Cet exploit ne fut qu’un prélude. Dans les années suivantes, Alessandro enchaîna des premières hivernales, comme la voie Cassin au Pizzo Badile en 1968 ou la directe des Ragni au Grand Capucin en 1969. Il s’aventura au-delà des Alpes, tentant l’Annapurna en 1973, le Lhotse en 1975, et participant en 1979 à l’ascension du K2 sans oxygène aux côtés de Reinhold Messner, dans un style pur qui incarnait son éthique minimaliste. En 1978, il signa la première italienne de la Salathé sur El Capitan, en Yosemite, prouvant que son talent rayonnait au-delà des frontières européennes.
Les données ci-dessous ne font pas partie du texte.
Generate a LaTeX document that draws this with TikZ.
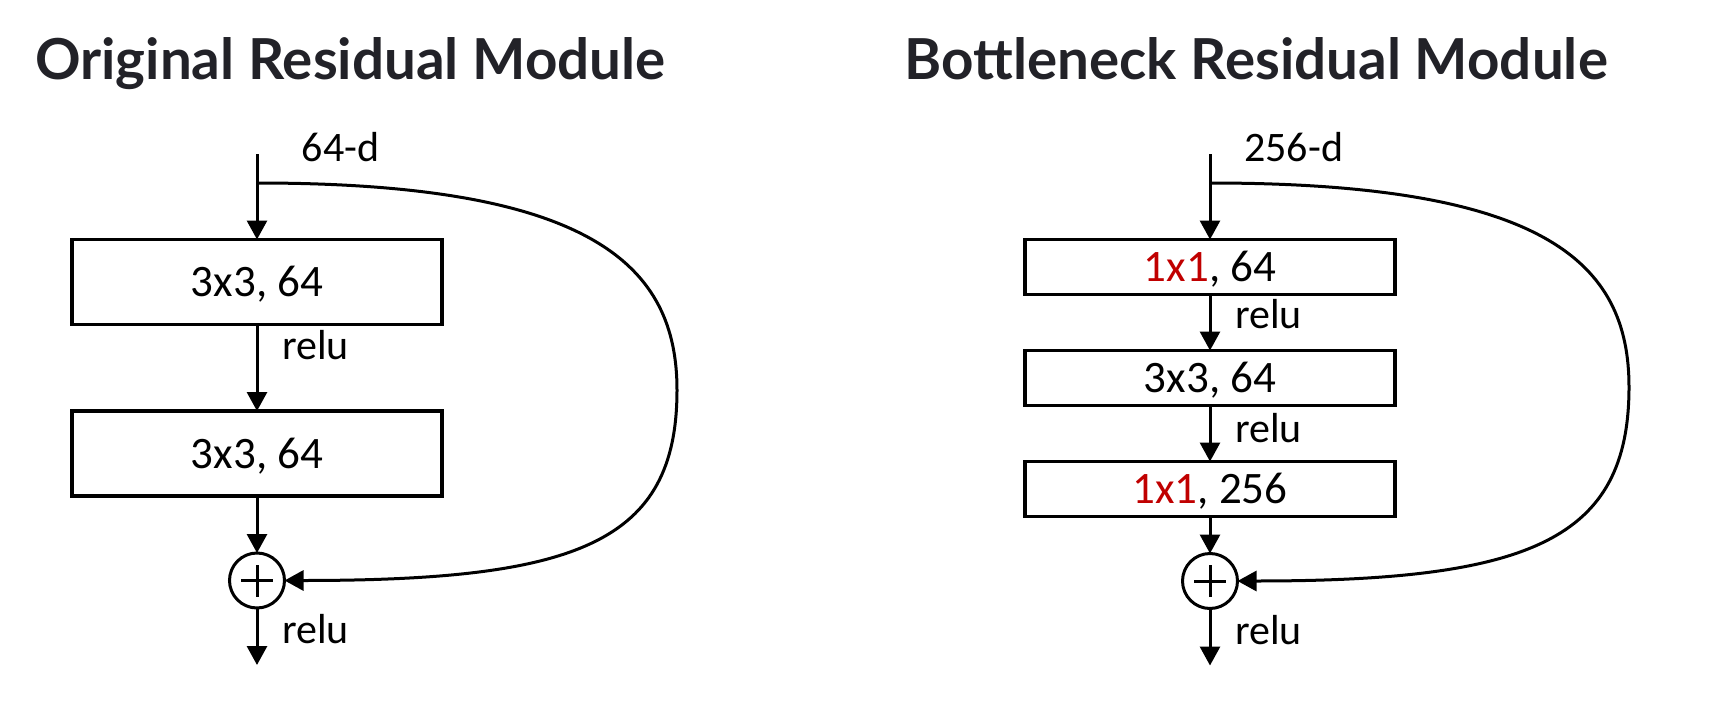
\documentclass[tikz,border=0pt]{standalone}
\usepackage{fontspec}
\setmainfont{Carlito}
\newfontfamily\titlefont{Lato}
\usepackage{tikz}
\usetikzlibrary{arrows.meta, positioning}
\definecolor{kernred}{RGB}{192,0,0}
\definecolor{titlegray}{RGB}{34,34,40}

\begin{document}
\begin{tikzpicture}[x=1pt, y=-1pt,
    box/.style={draw, rectangle, line width=3.2pt, minimum width=370pt, inner sep=0pt, outer sep=0pt, text height=29pt, text depth=0pt, font=\fontsize{45}{54}\selectfont},
    sum/.style={draw, circle, line width=3pt, minimum size=55pt, inner sep=0pt, outer sep=0pt,
        path picture={\draw[line width=3pt] (path picture bounding box.center) +(-16pt,0) -- +(16pt,0) +(0,-16pt) -- +(0,16pt);}},
    arrow/.style={-{Triangle[length=19pt, width=20pt]}, line width=3pt},
    lbl/.style={anchor=base west, inner sep=0pt, xshift=23.5pt, font=\fontsize{42}{50}\selectfont},
    dim/.style={anchor=base, inner sep=0pt, font=\fontsize{42}{50}\selectfont},
    title/.style={anchor=base west, inner sep=0pt, text=titlegray, font=\titlefont\bfseries\fontsize{56.5}{68}\selectfont}
]
\useasboundingbox (0,0) rectangle (1711,717);

\node[title] (titleL) at (35,80) {Original Residual Module};
\coordinate (inL) at (257,154);
\coordinate (brL) at (257,183);
\coordinate (turnL) at (677,390);
\node[dim] (dimL) at (340.5,161) {64-d};
\node[box, minimum height=85pt, anchor=north] (convL1) at (257,239.5) {3x3, 64};
\node[box, minimum height=85pt, below=86.5pt of convL1] (convL2) {3x3, 64};
\node[sum, below=57pt of convL2] (sumL) {};
\coordinate[below=57pt of sumL] (outL);

\draw[arrow] (inL) -- (convL1);
\draw[arrow] (convL1) -- node[lbl, pos=0.41] (reluL1) {relu} (convL2);
\draw[arrow] (convL2) -- (sumL);
\draw[arrow] (sumL) -- node[lbl, pos=0.63] (reluL2) {relu} (outL);
\draw[arrow] (brL) .. controls +(336,0) and +(0,-124) .. (turnL) .. controls +(0,153) and +(292.5,0) .. (sumL.east);

\node[title, anchor=base east] (titleR) at (1608,80) {Bottleneck Residual Module};
\coordinate (inR) at (1210,154);
\coordinate (brR) at (1210,183);
\coordinate (turnR) at (1629,387);
\node[dim] (dimR) at (1293.7,161) {256-d};
\node[box, minimum height=55pt, anchor=north] (convR1) at (1210,239.5) {\textcolor{kernred}{1x1}, 64};
\node[box, minimum height=55pt, below=56pt of convR1] (convR2) {3x3, 64};
\node[box, minimum height=55pt, below=56pt of convR2] (convR3) {\textcolor{kernred}{1x1}, 256};
\node[sum, below=37pt of convR3] (sumR) {};
\coordinate[below=57pt of sumR] (outR);

\draw[arrow] (inR) -- (convR1);
\draw[arrow] (convR1) -- node[lbl, pos=0.6] (reluR1) {relu} (convR2);
\draw[arrow] (convR2) -- node[lbl, pos=0.655] (reluR2) {relu} (convR3);
\draw[arrow] (convR3) -- (sumR);
\draw[arrow] (sumR) -- node[lbl, pos=0.63] (reluR3) {relu} (outR);
\draw[arrow] (brR) .. controls +(336,0) and +(0,-124) .. (turnR) .. controls +(0,153) and +(292.5,0) .. (sumR.east);
\end{tikzpicture}
\end{document}
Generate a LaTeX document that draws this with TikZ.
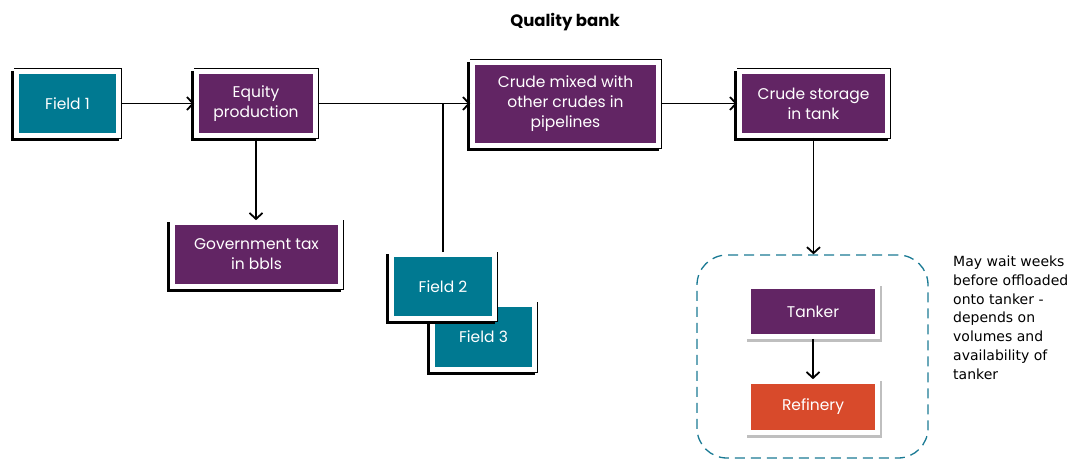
\documentclass[tikz,border=0pt]{standalone}
\usepackage{fontspec}
\setmainfont{Poppins}
\newfontfamily\notefont{DejaVu Sans}
\usetikzlibrary{positioning}
\usetikzlibrary{shadows}
\usetikzlibrary{arrows.meta}

\definecolor{fieldteal}{RGB}{0,121,145}
\definecolor{crudepurple}{RGB}{98,37,100}
\definecolor{refineryred}{RGB}{216,74,43}
\definecolor{shipteal}{RGB}{26,122,148}

\tikzset{
  boxtext/.style={text=white, align=center, inner sep=0pt, font=\fontsize{15.5}{20}\selectfont},
  flowbox/.style={boxtext, draw=white, line width=4.6pt,
    drop shadow={shadow xshift=-2.5pt, shadow yshift=-2.5pt, opacity=1, fill=black, draw=black, line width=6pt},
    preaction={draw=black, line width=6pt}},
  shipbox/.style={boxtext, draw=white, line width=4.6pt,
    drop shadow={shadow xshift=1pt, shadow yshift=-2pt, opacity=.25, fill=black, draw=black, line width=6pt}},
  flowline/.style={black, line width=1.3pt, -{Straight Barb[length=6pt, width=13pt, line width=1.8pt]}}
}

\begin{document}
\begin{tikzpicture}[x=1pt, y=-1pt]
  \useasboundingbox (0, 0) rectangle (1085, 460);
  \node (title) at (565, 22) {\fontsize{16.5}{18}\selectfont\bfseries Quality bank};
  \node (field1) at (67.5, 103.5) [flowbox, fill=fieldteal, minimum width=102, minimum height=64] {Field 1};
  \node (equity) at (256, 103.5) [flowbox, fill=crudepurple, minimum width=119, minimum height=64] {Equity\\production};
  \node (mixed) at (565.5, 104) [flowbox, fill=crudepurple, minimum width=186, minimum height=83] {Crude mixed with\\other crudes in\\pipelines};
  \node (storage) at (813.5, 103.5) [flowbox, fill=crudepurple, minimum width=148, minimum height=64] {Crude storage\\in tank};
  \node (govtax) at (256.5, 254.5) [flowbox, fill=crudepurple, minimum width=168, minimum height=64] {Government tax\\in bbls};
  \node (field3) at (483.5, 337) [flowbox, fill=fieldteal, minimum width=102, minimum height=65] {Field 3};
  \node (field2) at (443, 286.5) [flowbox, fill=fieldteal, minimum width=103, minimum height=64] {Field 2};
  \node (shipping) at (812.5, 356.5) [draw=shipteal, line width=1.3pt, dash pattern=on 10pt off 6pt, rounded corners=30pt, minimum width=231, minimum height=203] {};
  \node (tanker) at (813, 311.5) [shipbox, fill=crudepurple, minimum width=129, minimum height=50] {Tanker};
  \node (refinery) at (813, 407) [shipbox, fill=refineryred, minimum width=129, minimum height=51] {Refinery};
  \node (note) at (953, 256) [anchor = north west, align = left, inner sep = 0pt, font = \notefont\fontsize{14}{18.7}\selectfont] {May wait weeks\\before offloaded\\onto tanker -\\depends on\\volumes and\\availability of\\tanker};
  \draw[flowline] (field1.east)--(field1.east -| equity.west);
  \draw[flowline] (equity.east)--(equity.east -| mixed.west);
  \draw[flowline] (mixed.east |- storage.west)--(storage.west);
  \draw[flowline] (equity.south)--(equity.south |- govtax.north);
  \draw[black, line width=1.3pt] (field2.north)--(field2.north |- equity.east);
  \draw[flowline] (storage.south)--(storage.south |- shipping.north);
  \draw[flowline] (tanker.south)--(tanker.south |- refinery.north);
\end{tikzpicture}
\end{document}
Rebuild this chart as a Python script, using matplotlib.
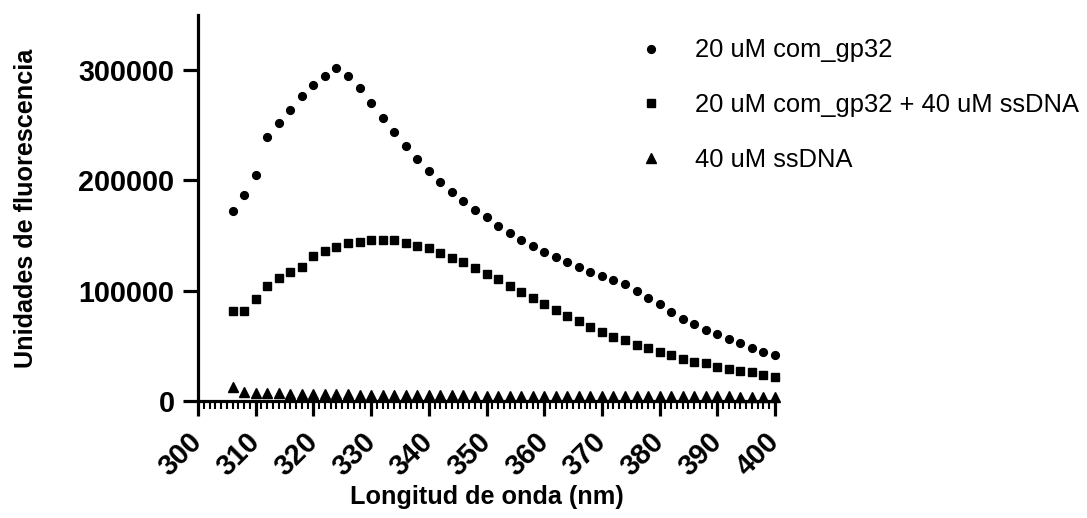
import matplotlib
matplotlib.use("Agg")
import matplotlib.pyplot as plt
from matplotlib.ticker import MultipleLocator, FuncFormatter

# ---------------- data ----------------
wavelength = list(range(306, 401, 2))

gp32 = [172100, 186900, 204800, 239300, 252300, 263800, 276800, 286500, 294900, 301500,
        294900, 284000, 270400, 256500, 243500, 230800, 219000, 208100, 199000, 189700,
        180900, 173200, 166500, 158800, 152700, 145800, 140700, 134900, 130400, 125900,
        121900, 117300, 113700, 109500, 105900, 100100, 93700, 87700, 81000, 74400,
        69600, 64400, 60500, 56000, 52300, 48000, 44400, 41500]

gp32_ssdna = [81900, 81900, 92600, 104600, 111600, 117100, 121900, 131600, 136400, 140000,
              143600, 144600, 146100, 146100, 146100, 143600, 140900, 138800, 134600, 129800,
              126100, 120900, 115500, 111000, 104400, 98900, 93700, 88300, 82600, 77400,
              72600, 67500, 62600, 58100, 55400, 50800, 48400, 44500, 41700, 38100,
              35700, 34200, 31200, 29000, 27500, 26000, 23600, 21500]

ssdna = [13000, 8000, 7500, 7200, 7000, 6800, 6600, 6400, 6200, 6000,
         5900, 5800, 5700, 5600, 5500, 5400, 5300, 5200, 5100, 5000,
         5000, 4900, 4900, 4800, 4800, 4700, 4700, 4600, 4600, 4500,
         4500, 4500, 4400, 4400, 4400, 4300, 4300, 4300, 4200, 4200,
         4200, 4100, 4100, 4100, 4000, 4000, 4000, 4000]

labels = ["20 uM com_gp32", "20 uM com_gp32 + 40 uM ssDNA", "40 uM ssDNA"]
x_ticks = list(range(300, 401, 10))
y_ticks = [0, 100000, 200000, 300000]

# ---------------- figure ----------------
plt.rcParams['font.family'] = ['Liberation Sans', 'DejaVu Sans']
W, H = 1087, 518
fig = plt.figure(figsize=(W / 100, H / 100), dpi=100)
ax = fig.add_axes([198 / W, 1 - 401 / H, 577 / W, 386 / H])

ax.plot(wavelength, gp32, linestyle='none', marker='o', ms=5.6, color='black',
        clip_on=False, label=labels[0])
ax.plot(wavelength, gp32_ssdna, linestyle='none', marker='s', ms=5.5, color='black',
        clip_on=False, label=labels[1])
ax.plot(wavelength, ssdna, linestyle='none', marker='^', ms=6.8, color='black',
        clip_on=False, label=labels[2])

ax.set_xlim(300, 400)
ax.set_ylim(0, 350000)

for s in ['top', 'right']:
    ax.spines[s].set_visible(False)
for s in ['left', 'bottom']:
    ax.spines[s].set_linewidth(2.3)

ax.set_xticks(x_ticks)
ax.xaxis.set_minor_locator(MultipleLocator(1))
ax.set_yticks(y_ticks)
ax.yaxis.set_major_formatter(FuncFormatter(lambda v, p: f"{int(v)}"))

ax.tick_params(axis='both', which='major', length=11, width=2.3, direction='out',
               labelsize=20.7)
ax.tick_params(axis='x', which='minor', length=6, width=1.5, direction='out')
ax.tick_params(axis='y', which='major', pad=6)
ax.tick_params(axis='x', which='major', pad=15)

for lab in ax.get_yticklabels():
    lab.set_fontweight('bold')
for lab in ax.get_xticklabels():
    lab.set_fontweight('bold')
    lab.set_rotation(45)
    lab.set_ha('right')
    lab.set_va('center')
    lab.set_rotation_mode('anchor')

ax.set_xlabel("Longitud de onda (nm)", fontsize=18.2, fontweight='bold')
ax.set_ylabel("Unidades de fluorescencia", fontsize=18.2, fontweight='bold')
ax.xaxis.set_label_coords(0.5, -0.218)
ax.yaxis.set_label_coords(-0.277, 0.5)

leg = ax.legend(loc='upper left', bbox_to_anchor=(638.5 / W, 1 - 38.5 / H),
                bbox_transform=fig.transFigure, frameon=False, fontsize=18.4,
                handlelength=1.0, handletextpad=1.22, labelspacing=1.2,
                borderpad=0, borderaxespad=0, markerscale=1.0)

fig.savefig("out.png", dpi=100)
Mais Alessandro était plus qu’un conquérant ; il était un gardien. Sa philosophie, ancrée dans l’humilité, le poussa à fonder Mountain Wilderness en 1987, un mouvement dédié à la préservation des espaces sauvages. Il dénonça les ravages du tourisme de masse, plaidant pour un alpinisme durable où l’homme s’efface devant la beauté intouchée. À travers ses initiatives, comme "Free K2" ou "Save the Glaciers", il rappela que la montagne n’est pas un trophée, mais un héritage. Ses quarante livres – de K2, co-écrit avec Messner, à Visione verticale en 2020 – firent de lui l’historien de son art, un passeur de mémoire qui enseigna que l’échec, autant que la victoire, forge l’âme.
Aujourd’hui, à près de quatre-vingts ans, Alessandro Gogna reste une légende vivante. Conférencier, blogueur infatigable, il continue de défendre sur son blog une "vérité oblique" : l’équilibre fragile entre ambition et reverence. Sa vie est un hommage à ses talents multiples – grimpeur visionnaire, penseur éthique, protecteur des cimes – qui ont élevé l’alpinisme au rang d’art philosophique. Dans les murmures des Alpes, son nom résonne comme une promesse : la vraie conquête est celle de soi, dans l’harmonie avec les géants qui nous surplombent.